## Task to carry out
Reproduce the listing word for word, leaving every picture behind.
========================================================================
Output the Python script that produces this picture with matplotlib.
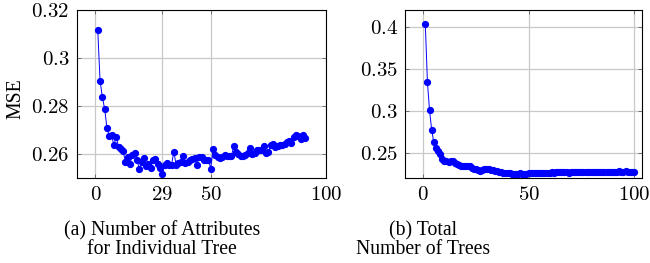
"""
MSE vs number of attributes per tree (a) and total number of trees (b).
Output: out.png (650x263)
"""
import matplotlib
matplotlib.use("Agg")
import matplotlib.pyplot as plt
import matplotlib.ticker as mtick
import numpy as np

plt.rcParams["font.family"] = ["Liberation Serif", "DejaVu Serif"]
plt.rcParams["mathtext.fontset"] = "cm"

# (a) number of attributes for individual tree
attr_x = np.arange(1, 92)
attr_mse = [
    0.3116, 0.2906, 0.2838, 0.2789, 0.2709, 0.2677, 0.2679, 0.2639, 0.2674, 0.2632,
    0.2621, 0.2615, 0.2568, 0.2588, 0.2562, 0.2597, 0.2604, 0.2578, 0.2540, 0.2570,
    0.2585, 0.2553, 0.2562, 0.2544, 0.2578, 0.2580, 0.2560, 0.2542, 0.2517, 0.2556,
    0.2563, 0.2558, 0.2557, 0.2611, 0.2557, 0.2563, 0.2568, 0.2593, 0.2566, 0.2570,
    0.2576, 0.2579, 0.2586, 0.2554, 0.2588, 0.2590, 0.2576, 0.2575, 0.2578, 0.2541,
    0.2621, 0.2597, 0.2590, 0.2586, 0.2590, 0.2597, 0.2593, 0.2593, 0.2593, 0.2636,
    0.2611, 0.2600, 0.2595, 0.2592, 0.2598, 0.2604, 0.2625, 0.2602, 0.2605, 0.2618,
    0.2620, 0.2618, 0.2636, 0.2605, 0.2610, 0.2640, 0.2643, 0.2630, 0.2635, 0.2640,
    0.2640, 0.2645, 0.2652, 0.2657, 0.2646, 0.2672, 0.2680, 0.2678, 0.2662, 0.2680,
    0.2667,
]

# (b) total number of trees
trees_x = np.arange(1, 101)
trees_mse = [
    0.4036, 0.3346, 0.3012, 0.2782, 0.2631, 0.2567, 0.2532, 0.2492, 0.2430, 0.2408,
    0.2405, 0.2400, 0.2410, 0.2405, 0.2385, 0.2372, 0.2362, 0.2352, 0.2345, 0.2345,
    0.2348, 0.2345, 0.2330, 0.2318, 0.2308, 0.2298, 0.2292, 0.2300, 0.2310, 0.2312,
    0.2310, 0.2300, 0.2298, 0.2285, 0.2285, 0.2280, 0.2275, 0.2270, 0.2266, 0.2262,
    0.2260, 0.2258, 0.2259, 0.2257, 0.2258, 0.2260, 0.2258, 0.2257, 0.2259, 0.2262,
    0.2263, 0.2264, 0.2263, 0.2265, 0.2266, 0.2265, 0.2266, 0.2268, 0.2270, 0.2271,
    0.2272, 0.2271, 0.2273, 0.2272, 0.2272, 0.2274, 0.2273, 0.2272, 0.2270, 0.2272,
    0.2273, 0.2274, 0.2273, 0.2274, 0.2275, 0.2274, 0.2275, 0.2276, 0.2275, 0.2277,
    0.2278, 0.2277, 0.2279, 0.2280, 0.2281, 0.2282, 0.2282, 0.2281, 0.2279, 0.2280,
    0.2281, 0.2282, 0.2283, 0.2282, 0.2281, 0.2283, 0.2282, 0.2281, 0.2280, 0.2281,
]

attr_xticks = [0, 29, 50, 100]
attr_yticks = [0.26, 0.28, 0.30, 0.32]
trees_xticks = [0, 50, 100]
trees_yticks = [0.25, 0.30, 0.35, 0.40]

BLUE = "#0000ff"
GRID = "#c8c8c8"


def _cm(v, _pos=None):
    s = f"{v:.2f}".rstrip("0").rstrip(".")
    return f"${s}$"


def _style(ax, xticks, yticks, xlim, ylim):
    ax.set_xlim(*xlim)
    ax.set_ylim(*ylim)
    ax.set_xticks(xticks)
    ax.set_yticks(yticks)
    ax.xaxis.set_major_formatter(mtick.FuncFormatter(lambda v, p: f"${int(round(v))}$"))
    ax.yaxis.set_major_formatter(mtick.FuncFormatter(lambda v, p: _cm(float(v))))
    ax.grid(True, color=GRID, linewidth=0.9)
    ax.set_axisbelow(True)
    ax.tick_params(direction="in", length=3, width=0.6, color="#606060",
                   top=True, right=True, labelsize=15, pad=5.5)
    for sp in ax.spines.values():
        sp.set_linewidth(0.8)


fig = plt.figure(figsize=(6.5, 2.63), dpi=100)

ax1 = fig.add_axes([77 / 650, 1 - 178 / 263, 249 / 650, 168 / 263])
ax1.plot(attr_x, attr_mse, color=BLUE, linewidth=0.7, marker="o", markersize=4.2)
_style(ax1, attr_xticks, attr_yticks, (-8, 99.5), (0.2502, 0.32))

ax2 = fig.add_axes([405.3 / 650, 1 - 178.3 / 263, 236.7 / 650, 168.3 / 263])
ax2.plot(trees_x, trees_mse, color=BLUE, linewidth=0.7, marker="o", markersize=4.2)
_style(ax2, trees_xticks, trees_yticks, (-8.5, 103.8), (0.2202, 0.4206))

fig.text(16 / 650, 1 - 99 / 263, "MSE", rotation=90, ha="center", va="center", fontsize=14.2)

fig.text(162 / 650, 1 - 231 / 263, "(a) Number of Attributes", ha="center", va="center", fontsize=14.2)
fig.text(162 / 650, 1 - 250 / 263, "for Individual Tree", ha="center", va="center", fontsize=14.2)
fig.text(423 / 650, 1 - 231 / 263, "(b) Total", ha="center", va="center", fontsize=14.2)
fig.text(423 / 650, 1 - 250 / 263, "Number of Trees", ha="center", va="center", fontsize=14.2)

fig.savefig("out.png", dpi=100)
========================================================================
## The response
Output the Python script that produces this picture with matplotlib.
"""
MSE vs number of attributes per tree (a) and total number of trees (b).
Output: out.png (650x263)
"""
import matplotlib
matplotlib.use("Agg")
import matplotlib.pyplot as plt
import matplotlib.ticker as mtick
import numpy as np

plt.rcParams["font.family"] = ["Liberation Serif", "DejaVu Serif"]
plt.rcParams["mathtext.fontset"] = "cm"

# (a) number of attributes for individual tree
attr_x = np.arange(1, 92)
attr_mse = [
    0.3116, 0.2906, 0.2838, 0.2789, 0.2709, 0.2677, 0.2679, 0.2639, 0.2674, 0.2632,
    0.2621, 0.2615, 0.2568, 0.2588, 0.2562, 0.2597, 0.2604, 0.2578, 0.2540, 0.2570,
    0.2585, 0.2553, 0.2562, 0.2544, 0.2578, 0.2580, 0.2560, 0.2542, 0.2517, 0.2556,
    0.2563, 0.2558, 0.2557, 0.2611, 0.2557, 0.2563, 0.2568, 0.2593, 0.2566, 0.2570,
    0.2576, 0.2579, 0.2586, 0.2554, 0.2588, 0.2590, 0.2576, 0.2575, 0.2578, 0.2541,
    0.2621, 0.2597, 0.2590, 0.2586, 0.2590, 0.2597, 0.2593, 0.2593, 0.2593, 0.2636,
    0.2611, 0.2600, 0.2595, 0.2592, 0.2598, 0.2604, 0.2625, 0.2602, 0.2605, 0.2618,
    0.2620, 0.2618, 0.2636, 0.2605, 0.2610, 0.2640, 0.2643, 0.2630, 0.2635, 0.2640,
    0.2640, 0.2645, 0.2652, 0.2657, 0.2646, 0.2672, 0.2680, 0.2678, 0.2662, 0.2680,
    0.2667,
]

# (b) total number of trees
trees_x = np.arange(1, 101)
trees_mse = [
    0.4036, 0.3346, 0.3012, 0.2782, 0.2631, 0.2567, 0.2532, 0.2492, 0.2430, 0.2408,
    0.2405, 0.2400, 0.2410, 0.2405, 0.2385, 0.2372, 0.2362, 0.2352, 0.2345, 0.2345,
    0.2348, 0.2345, 0.2330, 0.2318, 0.2308, 0.2298, 0.2292, 0.2300, 0.2310, 0.2312,
    0.2310, 0.2300, 0.2298, 0.2285, 0.2285, 0.2280, 0.2275, 0.2270, 0.2266, 0.2262,
    0.2260, 0.2258, 0.2259, 0.2257, 0.2258, 0.2260, 0.2258, 0.2257, 0.2259, 0.2262,
    0.2263, 0.2264, 0.2263, 0.2265, 0.2266, 0.2265, 0.2266, 0.2268, 0.2270, 0.2271,
    0.2272, 0.2271, 0.2273, 0.2272, 0.2272, 0.2274, 0.2273, 0.2272, 0.2270, 0.2272,
    0.2273, 0.2274, 0.2273, 0.2274, 0.2275, 0.2274, 0.2275, 0.2276, 0.2275, 0.2277,
    0.2278, 0.2277, 0.2279, 0.2280, 0.2281, 0.2282, 0.2282, 0.2281, 0.2279, 0.2280,
    0.2281, 0.2282, 0.2283, 0.2282, 0.2281, 0.2283, 0.2282, 0.2281, 0.2280, 0.2281,
]

attr_xticks = [0, 29, 50, 100]
attr_yticks = [0.26, 0.28, 0.30, 0.32]
trees_xticks = [0, 50, 100]
trees_yticks = [0.25, 0.30, 0.35, 0.40]

BLUE = "#0000ff"
GRID = "#c8c8c8"


def _cm(v, _pos=None):
    s = f"{v:.2f}".rstrip("0").rstrip(".")
    return f"${s}$"


def _style(ax, xticks, yticks, xlim, ylim):
    ax.set_xlim(*xlim)
    ax.set_ylim(*ylim)
    ax.set_xticks(xticks)
    ax.set_yticks(yticks)
    ax.xaxis.set_major_formatter(mtick.FuncFormatter(lambda v, p: f"${int(round(v))}$"))
    ax.yaxis.set_major_formatter(mtick.FuncFormatter(lambda v, p: _cm(float(v))))
    ax.grid(True, color=GRID, linewidth=0.9)
    ax.set_axisbelow(True)
    ax.tick_params(direction="in", length=3, width=0.6, color="#606060",
                   top=True, right=True, labelsize=15, pad=5.5)
    for sp in ax.spines.values():
        sp.set_linewidth(0.8)


fig = plt.figure(figsize=(6.5, 2.63), dpi=100)

ax1 = fig.add_axes([77 / 650, 1 - 178 / 263, 249 / 650, 168 / 263])
ax1.plot(attr_x, attr_mse, color=BLUE, linewidth=0.7, marker="o", markersize=4.2)
_style(ax1, attr_xticks, attr_yticks, (-8, 99.5), (0.2502, 0.32))

ax2 = fig.add_axes([405.3 / 650, 1 - 178.3 / 263, 236.7 / 650, 168.3 / 263])
ax2.plot(trees_x, trees_mse, color=BLUE, linewidth=0.7, marker="o", markersize=4.2)
_style(ax2, trees_xticks, trees_yticks, (-8.5, 103.8), (0.2202, 0.4206))

fig.text(16 / 650, 1 - 99 / 263, "MSE", rotation=90, ha="center", va="center", fontsize=14.2)

fig.text(162 / 650, 1 - 231 / 263, "(a) Number of Attributes", ha="center", va="center", fontsize=14.2)
fig.text(162 / 650, 1 - 250 / 263, "for Individual Tree", ha="center", va="center", fontsize=14.2)
fig.text(423 / 650, 1 - 231 / 263, "(b) Total", ha="center", va="center", fontsize=14.2)
fig.text(423 / 650, 1 - 250 / 263, "Number of Trees", ha="center", va="center", fontsize=14.2)

fig.savefig("out.png", dpi=100)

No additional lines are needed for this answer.